The Court does not weigh the evidence and make findings of fact on a motion for summary judgment. The Court only determines whether there is a genuine dispute concerning a material fact. Jones v. Barnhart, 349 F.3d 1260, 1265 (10th Cir. 2003). An issue is "genuine" if there is sufficient evidence on each side so that a rational trier of fact could resolve the issue either way. Adler, 144 F.3d at 670. An issue of fact is "material" if under the substantive law it is essential to the proper disposition of the claim. Id.

DISCUSSION

Under Oklahoma law, parties are free to structure their contractual obligations as they wish, so long as they do not clearly contravene the law or public policy. Combs v. Shelter Mut. Ins. Co., 551 F.3d 991, 996 (10th Cir. 2008) (citing Oxley v. Gen. Atlantic Res., Inc., 1997 OK 46, 936 P.2d 943, 945). A contract should be construed to carry out the intention of the parties at the time the contract was made, and should receive a construction which makes it reasonable, lawful, definite and capable of carrying into effect if it can be done without violating the intent of the parties. Oxley, 936 P.2d at 945-946.
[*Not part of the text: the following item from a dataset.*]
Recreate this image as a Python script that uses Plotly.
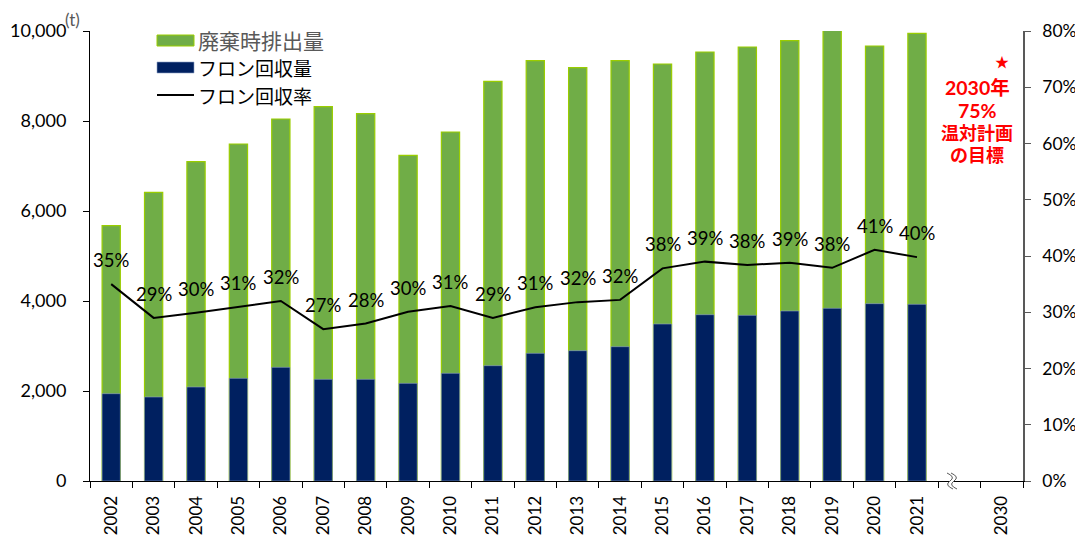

Pursuant to these rules of contract construction, the Court finds the Employment Agreement enforceable and permits SJB to recover the judgment at issue. "In Oklahoma, contingency fee contracts of fifty percent or less are valid and enforceable." In re Western Real Estate Fund, Inc., 922 F.2d 592, 595 (10th Cir. 1990) (citing 5 OKLA. STAT. § 7).1 The agreement at issue here was based on a 40% contingent fee. Although Brown disputes the validity of the agreement, he has presented no authority or facts, other than his allegations, to support this contention or his assertion that the parties intended to enter into another agreement. Such is insufficient evidence for the Court to consider on summary judgment. See Adler, 144 F.3d at 674 ("Vague, conclusory statements do not suffice to create a genuine issue of material fact."). Notwithstanding the absence of such proof, the Court finds Brown's arguments regarding the fact the agreement is misdated and not initialed takes nothing away from its essence, which was the parties' agreement that SJB represent Brown in his lawsuit and receive 40% of any judgment, plus recoupment of litigation expenses. Brown does not contend another type of fee agreement was envisioned. Brown permitted SJB to represent him at all stages of litigation and try his case to the Court. Unfortunately for SJB and Brown, however, the amount of the judgment was far less than the litigation expenses incurred by SJB. Accordingly, the Court finds summary judgment in SJB's favor is appropriate.2

CONCLUSION

Cross-claim Plaintiff Shamberg, Johnson & Bergman, Chtd.'s Motion for Summary Judgment [Doc. No. 20] is GRANTED as set forth herein. The Clerk of Court is hereby directed to issue payment of the $81,578.43 from the Court's registry to Shamberg, Johnson & Bergman, Chtd.

IT IS SO ORDERED.

FootNotes


1. It is not clear from the agreement where it was executed, but presumably the agreement was entered into at SJB's office in Kansas City, Missouri. Neither party suggests that the application of Oklahoma law is inappropriate, and SJB cites to Oklahoma law in its motion. Thus, the Court has applied Oklahoma law to the agreement in question.
2. Although the Court finds SJB's motion should be granted, it must also be noted that SJB earned no fee in this case since the litigation expenses exceeded the recovery.